Consider the queueing model in Fig. 11.9. Customers arrive according to a Poisson process...

Consider the queueing model in Fig. 11.9. Customers arrive according to a Poisson process at rate 1 per minute and face a FIFO queue for server 1, who provides exponential service with mean 0.7 minute. Upon exiting server 1, customers leave with probability p, and go to server 2 with probability 1 – p. Server 2 is also fed by a FIFO queue, and provides exponential service with mean 0.9 minute. All service times, interarrival times, and routing decisions are independent, the system is initially empty and idle, and it runs until 100 customers have finished their total delay in queue(s); the total delay in queues of a customer visiting server 2 is the sum of his or her delays in the two queues. The performance measure is the expected average total delay in queue(s) of the first 100 customers to complete their total delay in queue(s).

FIGURE 11.9 The queueing model of Prob. 11.4.

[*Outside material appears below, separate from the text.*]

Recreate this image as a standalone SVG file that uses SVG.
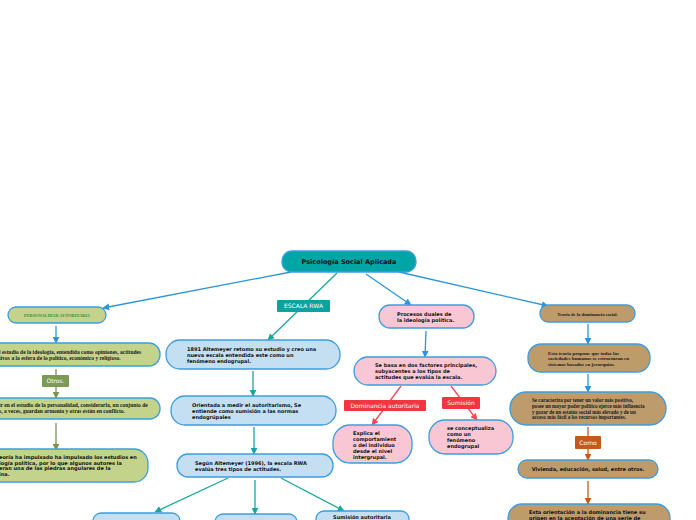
<svg xmlns="http://www.w3.org/2000/svg" width="696" height="520" viewBox="0 0 696 520">
<defs>
<style>
.n{stroke:#3b9de0;stroke-width:1.3}
.root{fill:#00a6a6}
.blue{fill:#c4def2}
.pink{fill:#f9c7d3}
.olive{fill:#c4d38c}
.tan{fill:#bd9b6b}
.s{font-family:"DejaVu Sans",Verdana,sans-serif;font-weight:bold;font-size:5px;fill:#111}
.sf{font-family:"Liberation Serif","Times New Roman",serif;font-weight:bold;font-size:5px;fill:#1a1a1a}
.lbl{font-family:"DejaVu Sans",Verdana,sans-serif;font-size:6px;fill:#fff;text-anchor:middle}
.c{fill:none;stroke-width:1.3}
.cb{stroke:#2b95dc}.ct{stroke:#16a8a0}.cr{stroke:#f04a52}.co{stroke:#7b9250}.cn{stroke:#c65a1e}
</style>
<marker id="ab" viewBox="0 0 10 10" refX="9" refY="5" markerWidth="7" markerHeight="7" markerUnits="userSpaceOnUse" orient="auto"><path d="M0,0L10,5L0,10z" fill="#2b95dc"/></marker>
<marker id="at" viewBox="0 0 10 10" refX="9" refY="5" markerWidth="7" markerHeight="7" markerUnits="userSpaceOnUse" orient="auto"><path d="M0,0L10,5L0,10z" fill="#16a8a0"/></marker>
<marker id="ar" viewBox="0 0 10 10" refX="9" refY="5" markerWidth="7" markerHeight="7" markerUnits="userSpaceOnUse" orient="auto"><path d="M0,0L10,5L0,10z" fill="#f04a52"/></marker>
<marker id="ao" viewBox="0 0 10 10" refX="9" refY="5" markerWidth="7" markerHeight="7" markerUnits="userSpaceOnUse" orient="auto"><path d="M0,0L10,5L0,10z" fill="#7b9250"/></marker>
<marker id="an" viewBox="0 0 10 10" refX="9" refY="5" markerWidth="7" markerHeight="7" markerUnits="userSpaceOnUse" orient="auto"><path d="M0,0L10,5L0,10z" fill="#c65a1e"/></marker>
</defs>
<rect width="696" height="520" fill="#fff"/>

<g id="connectors">
<path class="c cb" d="M291,272 L103,308" marker-end="url(#ab)"/>
<path class="c ct" d="M337,273 L268,340" marker-end="url(#at)"/>
<path class="c cb" d="M366,274 L411,305" marker-end="url(#ab)"/>
<path class="c cb" d="M399,272 L548,306" marker-end="url(#ab)"/>
<path class="c cb" d="M56,326 L56,343" marker-end="url(#ab)"/>
<path class="c co" d="M56,369 L56,398" marker-end="url(#ao)"/>
<path class="c co" d="M56,423 L56,450" marker-end="url(#ao)"/>
<path class="c ct" d="M253,371 L253,396" marker-end="url(#at)"/>
<path class="c ct" d="M254,427 L254,454" marker-end="url(#at)"/>
<path class="c ct" d="M228,478 L155,512" marker-end="url(#at)"/>
<path class="c ct" d="M255,480 L255,514" marker-end="url(#at)"/>
<path class="c ct" d="M281,478 L344,511" marker-end="url(#at)"/>
<path class="c cb" d="M426,331 L425,357" marker-end="url(#ab)"/>
<path class="c cr" d="M401,386 L372,425" marker-end="url(#ar)"/>
<path class="c cr" d="M451,386 L477,420" marker-end="url(#ar)"/>
<path class="c cb" d="M588,324 L588,344" marker-end="url(#ab)"/>
<path class="c cb" d="M588,374 L588,392" marker-end="url(#ab)"/>
<path class="c cn" d="M588,427 L588,460" marker-end="url(#an)"/>
<path class="c cn" d="M588,481 L588,504" marker-end="url(#an)"/>
<g id="lbl-escala"><rect x="277" y="300" width="53" height="12" rx="1" fill="#0aa39f"/><text class="lbl" x="303.5" y="308.3">ESCALA RWA</text></g>
<g id="lbl-otros"><rect x="42" y="375" width="27" height="12" rx="1" fill="#7a9a55"/><text class="lbl" x="55.5" y="383.3">Otros.</text></g>
<g id="lbl-dominancia"><rect x="344" y="400" width="82" height="11" rx="1" fill="#f2353f"/><text class="lbl" x="385" y="407.8">Dominancia autoritaria</text></g>
<g id="lbl-sumision"><rect x="442" y="397" width="38" height="12" rx="1" fill="#f2353f"/><text class="lbl" x="461" y="405.3">Sumisión</text></g>
<g id="lbl-como"><rect x="575" y="436" width="26" height="13" rx="1" fill="#c55a20"/><text class="lbl" x="588" y="444.8">Como</text></g>
</g>

<g id="root"><rect class="n root" x="282" y="251" width="134" height="21" rx="10"/><text class="s" x="349" y="264" text-anchor="middle" style="font-size:6.5px">Psicología Social Aplicada</text></g>

<g id="personalidad"><rect class="n olive" x="8" y="307" width="98" height="16" rx="8"/><text x="57" y="317" text-anchor="middle" style="font-family:'Liberation Serif',serif;font-weight:bold;font-size:4.3px;fill:#2f8f3f">PERSONALIDAD AUTORITARIA</text></g>
<g id="ideologia"><rect class="n olive" x="-20" y="343" width="180" height="23" rx="11"/><text class="sf" style="font-size:5.5px"><tspan x="-1" y="354">l estudio de la ideología, entendida como opiniones, actitudes</tspan><tspan x="-1" y="360">tivos a la esfera de lo político, económico y religioso.</tspan></text></g>
<g id="personalidad2"><rect class="n olive" x="-20" y="398" width="180" height="21" rx="10"/><text class="sf" style="font-size:5.5px"><tspan x="-1" y="407">ir en el estudio de la personalidad, considerarla, un conjunto de</tspan><tspan x="-1" y="413">s, a veces, guardan armonía y otras están en conflicto.</tspan></text></g>
<g id="teoria-impulso"><rect class="n olive" x="-20" y="449" width="168" height="33" rx="14"/><text class="s"><tspan x="-1" y="459">eoría ha impulsado ha impulsado los estudios en</tspan><tspan x="-1" y="464.5">logía política, por lo que algunos autores la</tspan><tspan x="-1" y="470">eran una de las piedras angulares de la</tspan><tspan x="-1" y="475.5">ina.</tspan></text></g>

<g id="altemeyer1891"><rect class="n blue" x="166" y="340" width="174" height="29" rx="14"/><text class="s"><tspan x="187" y="351">1891 Altemeyer retomo su estudio y creo una</tspan><tspan x="187" y="357">nueva escala entendida este como un</tspan><tspan x="187" y="363">fenómeno endogrupal.</tspan></text></g>
<g id="orientada"><rect class="n blue" x="171" y="396" width="165" height="29" rx="14"/><text class="s"><tspan x="192" y="407">Orientada a medir el autoritarismo, Se</tspan><tspan x="192" y="413">entiende como sumisión a las normas</tspan><tspan x="192" y="419">endogrúpales</tspan></text></g>
<g id="segun"><rect class="n blue" x="177" y="454" width="156" height="23" rx="11"/><text class="s"><tspan x="195" y="464.5">Según Altemeyer (1996), la escala RWA</tspan><tspan x="195" y="470.5">evalúa tres tipos de actitudes.</tspan></text></g>
<g id="tipo1"><rect class="n blue" x="93" y="513" width="87" height="20" rx="8"/></g>
<g id="tipo2"><rect class="n blue" x="215" y="514" width="82" height="20" rx="8"/></g>
<g id="tipo3"><rect class="n blue" x="316" y="511" width="93" height="22" rx="8"/><text class="s" x="362" y="518.5" text-anchor="middle">Sumisión autoritaria</text></g>

<g id="procesos"><rect class="n pink" x="379" y="305" width="95" height="23" rx="11"/><text class="s"><tspan x="397" y="316">Procesos duales de</tspan><tspan x="397" y="322">la ideología política.</tspan></text></g>
<g id="sebasa"><rect class="n pink" x="354" y="357" width="142" height="28" rx="14"/><text class="s"><tspan x="375" y="367">Se basa en dos factores principales,</tspan><tspan x="375" y="373">subyacentes a los tipos de</tspan><tspan x="375" y="379">actitudes que evalúa la escala.</tspan></text></g>
<g id="explica"><rect class="n pink" x="333" y="425" width="79" height="38" rx="17"/><text class="s"><tspan x="353" y="434.5">Explica el</tspan><tspan x="353" y="440.5">comportamient</tspan><tspan x="353" y="446.5">o del individuo</tspan><tspan x="353" y="452.5">desde el nivel</tspan><tspan x="353" y="458.5">intergrupal.</tspan></text></g>
<g id="conceptualiza"><rect class="n pink" x="429" y="420" width="84" height="34" rx="16"/><text class="s"><tspan x="447" y="430">se conceptualiza</tspan><tspan x="447" y="436">como un</tspan><tspan x="447" y="442">fenómeno</tspan><tspan x="447" y="448">endogrupal</tspan></text></g>

<g id="dominancia-social"><rect class="n tan" x="540" y="305" width="95" height="17" rx="8"/><text class="sf" x="587.5" y="315.5" text-anchor="middle" style="font-size:4.6px">Teoría de la dominancia social.</text></g>
<g id="propone"><rect class="n tan" x="528" y="344" width="122" height="28" rx="13"/><text class="sf"><tspan x="548" y="354.5">Esta teoría propone que todas las</tspan><tspan x="548" y="360">sociedades humanas se estructuran en</tspan><tspan x="548" y="365.5">sistemas basados en jerarquías.</tspan></text></g>
<g id="caracteriza"><rect class="n tan" x="510" y="392" width="156" height="33" rx="16"/><text class="sf" style="font-size:5.1px"><tspan x="532" y="402">Se caracteriza por tener un valor más positivo,</tspan><tspan x="532" y="407.8">posee un mayor poder político ejerce más influencia</tspan><tspan x="532" y="413.6">y gozar de un estatus social más elevado y de un</tspan><tspan x="532" y="419.4">acceso más fácil a los recursos importantes.</tspan></text></g>
<g id="vivienda"><rect class="n tan" x="518" y="460" width="140" height="18" rx="9"/><text class="s" x="588" y="471" text-anchor="middle">Vivienda, educación, salud, entre otros.</text></g>
<g id="orientacion"><rect class="n tan" x="508" y="504" width="162" height="30" rx="14"/><text class="s"><tspan x="529" y="513.5">Esta orientación a la dominancia tiene su</tspan><tspan x="529" y="519.5">origen en la aceptación de una serie de</tspan></text></g>
</svg>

(a) Suppose there are two configurations of this system, with p being either 0.3 or 0.8. Make 10 replications of each system using both independent sampling and CRN, and compare the estimated variances of the resulting estimate of the difference between the performance measures. Take care to maintain proper synchronization when using CRN.

---

(b) For p = 0.3, make five pairs of runs using both independent sampling and AV within a pair, and compare the estimated variances of the estimated performance measure. Again, pay attention to synchronization.